From my experience, holiday cookies go one of two ways: utter disaster or utter perfection. Chalk it up to endless holiday parties, casual kitchen drinking, end-of-term goo brain, or all three. It adds to the fun, no? And, say your batch of cookies flops, the blunder should make for an entertaining story next holiday season.
In this high-risk spirit, here are my two favourite cookie recipes, a standard (i.e., consistently reliable) chocolate chip and seemingly simple (i.e., consistently unreliable) shortbread from my one of my most beloved Christmas gifts, the 75th anniversary edition of Joy of Cooking. Admittedly, the latter of the two recipes must deliver for some bakers. (It’s a Joy recipe!) However, in my approximately twelve years of baking, I have yet to turn out a respectable batch of shortbread. Every time it’s either too crumbly or impossibly stiff. On the other hand, chocolate chip has become my signature bake. Whether you eat the whole batch out of desire or because no one else will, make cookies part of your holiday traditions.

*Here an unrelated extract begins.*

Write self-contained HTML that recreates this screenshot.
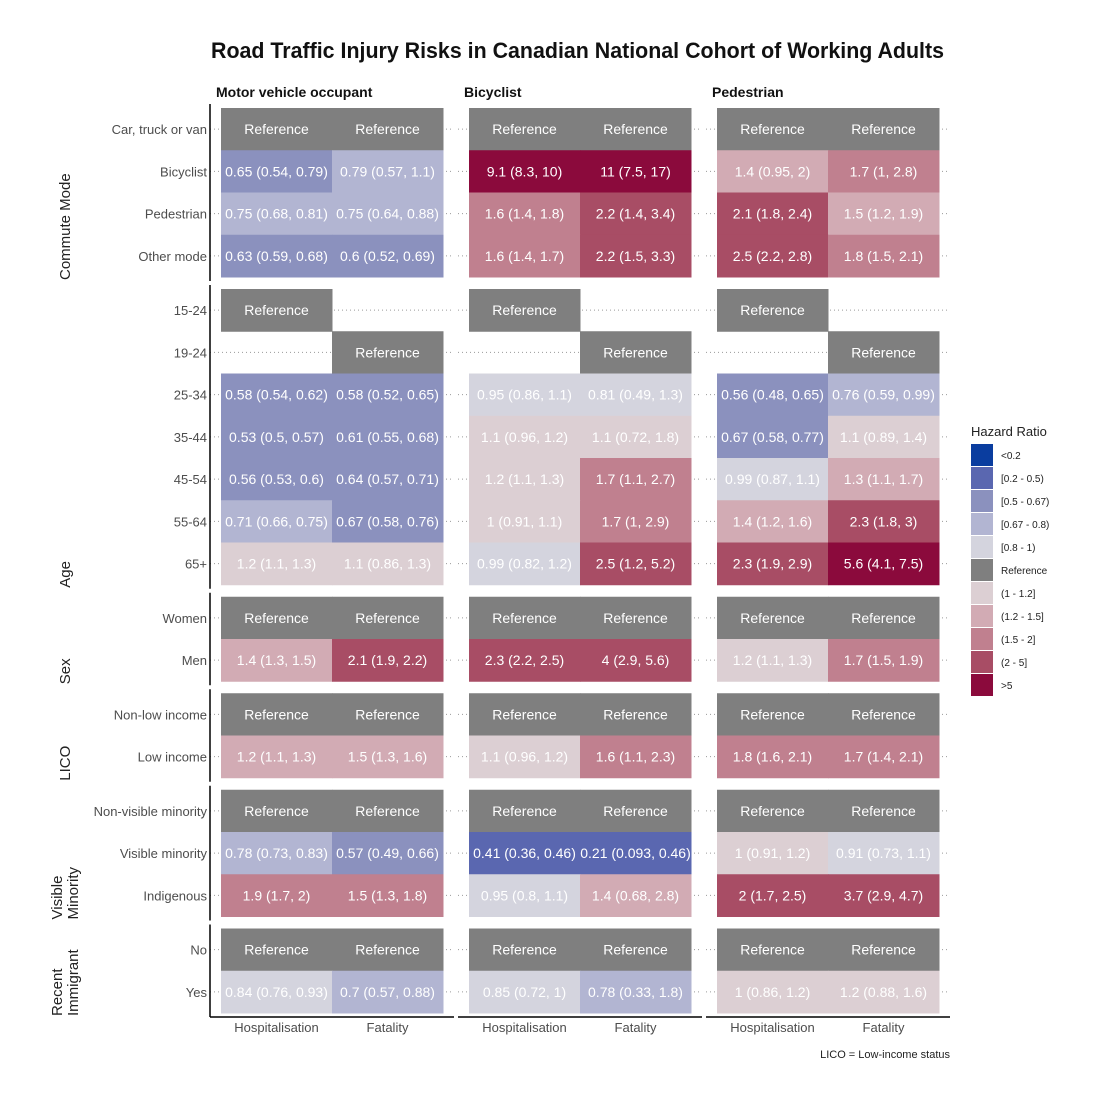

Chocolate Chip Cookies (adapted from Joy of Cooking, 2006)
2¼ cups all-purpose flour
1 tsp baking soda
1 cup (2 sticks) unsalted butter, softened
1 cup sugar
1 cup packed light brown sugar
2 large eggs
½ tsp salt
3 tsp vanilla
1 300g-pkg semi-sweet chocolate chips
- Preheat the oven to 350 F and line two cookie sheets with parchment paper.
- Whisk together flour and baking soda in a small bowl and set aside.
- Beat butter and sugars in a large bowl until well blended before adding eggs, salt and vanilla and beating further.
- Stir the flour mixture into the butter until smooth. Add chocolate chips and stir again until combined.
- Using an ice cream scoop, drop the dough by heaping teaspoonfuls about two inches apart onto the cookie sheets. Bake one sheet at a time until the cookies are just slighted coloured on top and the edges brown, 8 to 10 minutes. Let stand briefly, then remove to a rack to cool completed.
Scotch Shortbread (from Joy of Cooking, 2006)
¾ cup (1½ sticks) unsalted butter, softened
¼ cup confectioners’ sugar
¼ cup + 1 to 2 teaspoons sugar, divided
¼ tsp salt
1½ cups all-purpose flour
- Preheat the oven to 300 F.
- Beat butter, confectioners’ sugar, ¼ cup sugar and salt in a large bowl. Stir in flour.
- Lightly knead the dough until blended. Press it evenly into the bottom of an ungreased 8-inch square baking pan, pierce the dough deeply with a fork all over in a decorative pattern and sprinkle with remaining sugar.
- Bake until the shortbread is lightly browned and darker at the edges, 45 to 50 minutes. Immediately cut into bars while still warm, then cool in the pan or on a rack.